En cas de décès du donateur dans les 5 ans, l’assureur paiera le capital couvert sans que celui-ci entre dans les droits de succession puisque le preneur et le bénéficiaire sont la même personne. C’est ce qu’on appelle une stipulation pour soi-même, laquelle n’est pas taxée.
Exemple :
Reprenons Bernard et ses enfants. Chaque enfant souscrit une assurance comme preneur et bénéficiaire, mais avec Bernard comme personne assurée. Le capital assuré par contrat est 6 000 €, ce qui correspond à la différence entre les droits de succession qu’il faudrait payer si Bernard décède dans les 5 ans, et le montant des droits s’il décède après 5 ans, dans la formule non enregistrée, bien sûr.

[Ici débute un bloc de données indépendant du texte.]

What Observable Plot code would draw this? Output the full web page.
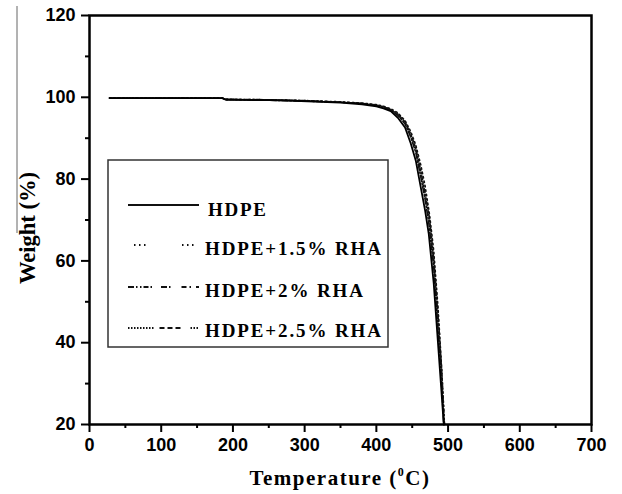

Si Bernard décède en cours de contrat (5 ans), l’assureur paiera le capital 2 x 5 250 €. Dont coût, en sachant que Bernard à 59 ans (la force de l’âge) : 200 € par contrat, soit un total de 400 € (**). Cette formule est donc moins chère qu’un enregistrement, tout en permettant une couverture de risque adéquate.
Conclusion
Résumons les possibilités et coûts dans l’exemple de Bernard :
- Donation sans enregistrement, succession, décès dans les 5 ans : 30 250 €
- Donation sans enregistrement, succession, décès plus de 5 ans après la donation : 18 250 €
- Donation enregistrée, succession, décès avant ou après 5 ans : 21 550 €
- Donation sans enregistrement, couverture assurance, succession, décès avant ou après 5 ans : 18 650 €
On constate donc que la formule 4 est la seconde plus avantageuse, la première étant bien sûr celle reprise au point 2, mais n’offrant aucune garantie.

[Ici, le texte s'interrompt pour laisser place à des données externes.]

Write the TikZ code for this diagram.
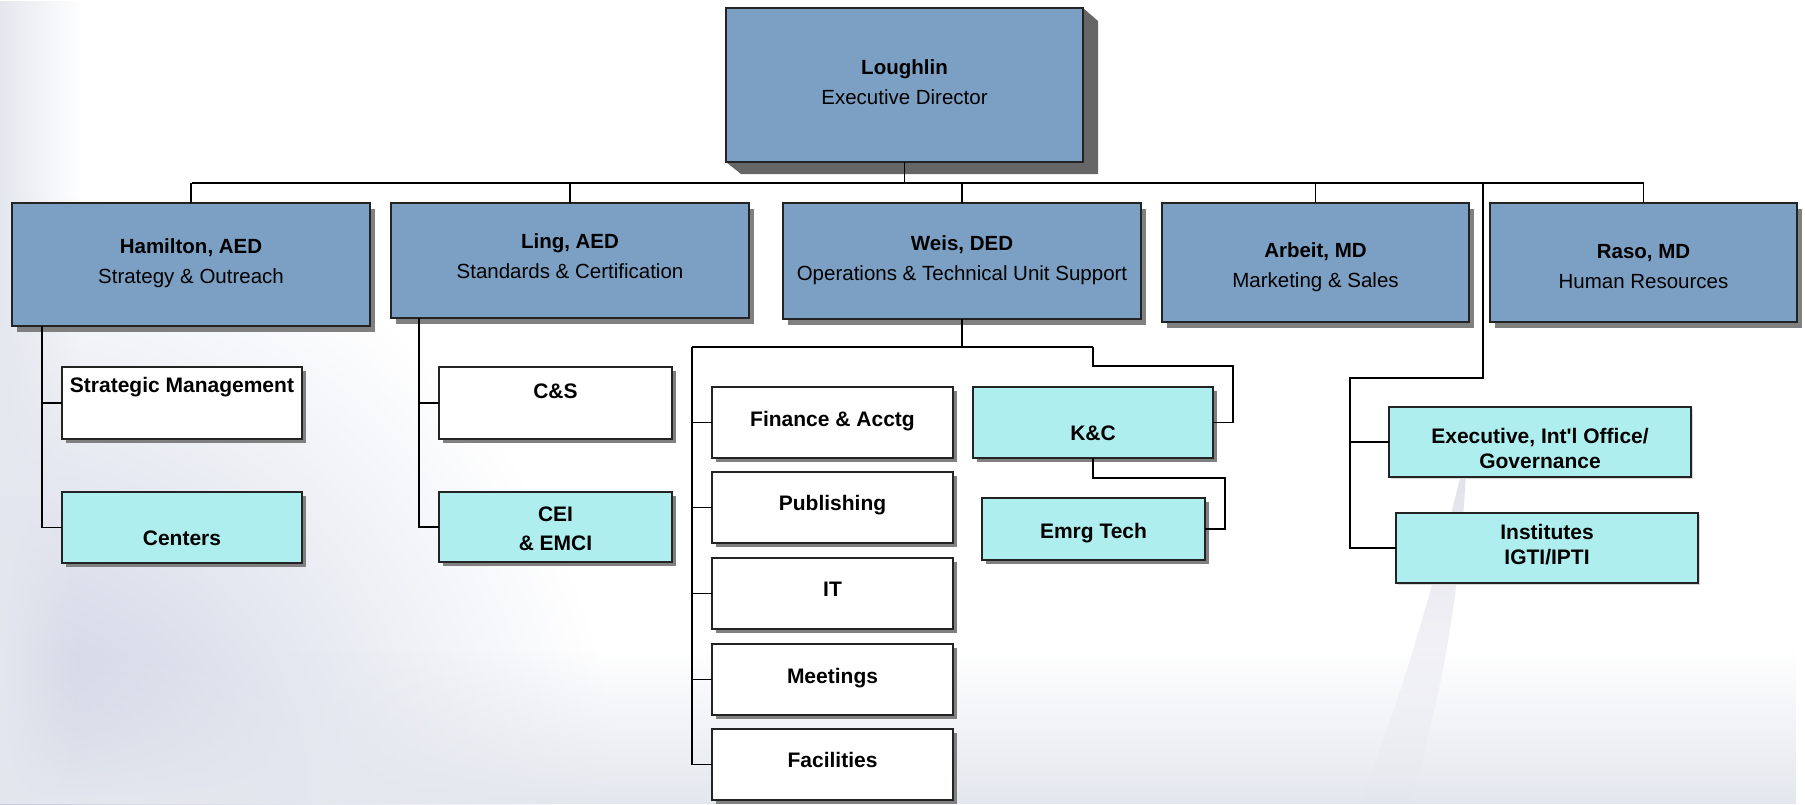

Bien sûr, de nombreux paramètres sont à prendre en considération :
– Le montant de la succession potentielle
– L’impact de l’ajout d’une donation sur celle-ci
– Le nombre et les degrés de parenté
– La région concernée
– L’âge du donateur par rapport à l’assurance vie
– Etc.
Mais d’une manière générale, il ne faut pas être fort en math pour comprendre que cette voie est bien celle de la sagesse…

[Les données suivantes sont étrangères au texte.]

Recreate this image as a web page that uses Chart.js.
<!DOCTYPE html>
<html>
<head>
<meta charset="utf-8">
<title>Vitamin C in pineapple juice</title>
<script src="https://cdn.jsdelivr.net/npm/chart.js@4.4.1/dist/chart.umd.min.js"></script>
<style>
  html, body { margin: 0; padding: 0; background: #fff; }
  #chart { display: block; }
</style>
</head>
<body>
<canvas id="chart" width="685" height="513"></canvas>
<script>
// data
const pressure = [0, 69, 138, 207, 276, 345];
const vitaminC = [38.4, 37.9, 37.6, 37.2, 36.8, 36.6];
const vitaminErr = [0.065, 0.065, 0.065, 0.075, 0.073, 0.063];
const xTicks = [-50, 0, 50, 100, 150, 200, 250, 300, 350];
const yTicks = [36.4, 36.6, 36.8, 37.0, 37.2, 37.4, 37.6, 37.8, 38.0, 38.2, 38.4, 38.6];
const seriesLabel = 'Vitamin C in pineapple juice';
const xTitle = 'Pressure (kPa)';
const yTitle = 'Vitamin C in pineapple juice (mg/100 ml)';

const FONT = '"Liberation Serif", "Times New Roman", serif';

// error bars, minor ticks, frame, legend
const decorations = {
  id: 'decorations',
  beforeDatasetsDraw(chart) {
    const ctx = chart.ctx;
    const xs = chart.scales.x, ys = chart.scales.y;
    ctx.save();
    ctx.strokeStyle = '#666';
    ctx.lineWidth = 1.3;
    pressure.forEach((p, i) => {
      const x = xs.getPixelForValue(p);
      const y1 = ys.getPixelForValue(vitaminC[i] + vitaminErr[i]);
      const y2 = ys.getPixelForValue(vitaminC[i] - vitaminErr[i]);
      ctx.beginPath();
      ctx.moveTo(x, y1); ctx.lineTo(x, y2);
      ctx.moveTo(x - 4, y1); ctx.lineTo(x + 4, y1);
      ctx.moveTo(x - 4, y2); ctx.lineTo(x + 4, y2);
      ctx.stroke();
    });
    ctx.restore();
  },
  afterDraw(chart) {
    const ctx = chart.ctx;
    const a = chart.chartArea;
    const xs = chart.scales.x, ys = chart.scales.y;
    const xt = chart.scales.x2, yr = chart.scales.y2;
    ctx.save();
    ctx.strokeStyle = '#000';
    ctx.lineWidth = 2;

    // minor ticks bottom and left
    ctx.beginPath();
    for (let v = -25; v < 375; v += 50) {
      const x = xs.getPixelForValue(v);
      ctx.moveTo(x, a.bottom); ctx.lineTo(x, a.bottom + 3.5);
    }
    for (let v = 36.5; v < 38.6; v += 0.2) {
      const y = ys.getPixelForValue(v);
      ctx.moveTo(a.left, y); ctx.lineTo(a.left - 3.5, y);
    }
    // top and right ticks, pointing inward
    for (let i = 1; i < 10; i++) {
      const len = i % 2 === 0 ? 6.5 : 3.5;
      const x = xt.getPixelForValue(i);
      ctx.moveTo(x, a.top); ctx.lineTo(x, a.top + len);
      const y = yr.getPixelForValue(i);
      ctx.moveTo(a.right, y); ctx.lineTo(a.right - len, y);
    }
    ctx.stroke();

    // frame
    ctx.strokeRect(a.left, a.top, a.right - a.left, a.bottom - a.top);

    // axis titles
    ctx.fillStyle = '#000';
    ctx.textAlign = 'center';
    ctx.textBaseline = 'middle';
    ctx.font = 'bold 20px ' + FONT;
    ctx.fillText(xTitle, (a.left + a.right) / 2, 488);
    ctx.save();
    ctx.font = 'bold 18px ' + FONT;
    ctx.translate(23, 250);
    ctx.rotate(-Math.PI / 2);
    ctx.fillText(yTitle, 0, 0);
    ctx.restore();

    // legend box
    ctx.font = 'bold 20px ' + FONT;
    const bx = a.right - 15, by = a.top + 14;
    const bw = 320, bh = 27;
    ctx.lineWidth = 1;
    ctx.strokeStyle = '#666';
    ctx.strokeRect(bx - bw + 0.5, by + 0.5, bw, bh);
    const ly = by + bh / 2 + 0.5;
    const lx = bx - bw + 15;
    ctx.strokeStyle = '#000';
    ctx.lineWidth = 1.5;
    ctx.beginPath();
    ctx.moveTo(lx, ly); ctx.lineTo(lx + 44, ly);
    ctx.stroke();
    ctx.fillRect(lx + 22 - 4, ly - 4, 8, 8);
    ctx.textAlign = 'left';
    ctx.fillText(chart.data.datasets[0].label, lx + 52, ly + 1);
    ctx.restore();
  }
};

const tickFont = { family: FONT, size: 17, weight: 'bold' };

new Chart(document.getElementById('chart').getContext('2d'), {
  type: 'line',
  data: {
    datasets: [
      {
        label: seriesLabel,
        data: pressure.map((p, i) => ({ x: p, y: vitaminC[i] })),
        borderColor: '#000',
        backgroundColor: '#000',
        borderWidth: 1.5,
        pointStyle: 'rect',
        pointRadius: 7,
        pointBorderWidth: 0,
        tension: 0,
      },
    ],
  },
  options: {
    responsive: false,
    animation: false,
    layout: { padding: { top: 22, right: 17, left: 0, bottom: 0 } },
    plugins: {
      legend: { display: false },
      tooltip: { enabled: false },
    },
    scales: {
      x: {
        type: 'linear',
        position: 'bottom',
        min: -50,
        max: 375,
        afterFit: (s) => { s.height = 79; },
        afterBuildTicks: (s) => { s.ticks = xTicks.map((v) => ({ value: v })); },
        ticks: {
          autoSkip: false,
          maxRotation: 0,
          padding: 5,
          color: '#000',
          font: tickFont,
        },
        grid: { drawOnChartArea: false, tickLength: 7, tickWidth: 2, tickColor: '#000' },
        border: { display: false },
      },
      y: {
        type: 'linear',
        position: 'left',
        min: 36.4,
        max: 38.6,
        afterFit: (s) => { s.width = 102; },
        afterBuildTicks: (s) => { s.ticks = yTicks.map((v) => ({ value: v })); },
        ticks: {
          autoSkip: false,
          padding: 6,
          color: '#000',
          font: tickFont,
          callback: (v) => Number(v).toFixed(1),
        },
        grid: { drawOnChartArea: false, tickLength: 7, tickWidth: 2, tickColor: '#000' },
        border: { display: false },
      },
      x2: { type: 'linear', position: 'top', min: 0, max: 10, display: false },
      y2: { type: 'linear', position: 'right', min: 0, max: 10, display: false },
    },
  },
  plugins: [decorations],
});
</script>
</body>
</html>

On notera tout de même un bémol : certaines compagnies ont des critères d’exclusion (âge de souscription, montant minimal à couvrir, etc.). En fonction de votre situation, nous pourrons vous orienter au mieux.
————————————–
(*) On parle de l’évitement de l’enregistrement direct ou par notaire. Ce qui n’annule nullement la recommandation de mettre la donation par écrit pour en avoir trace légale.
(**) En fait, 393,44 €, mais nous avons arrondi pour la facilité. Ce tarif est celui en vigueur chez notre partenaire AFI ESCA au moment de la parution de l’article.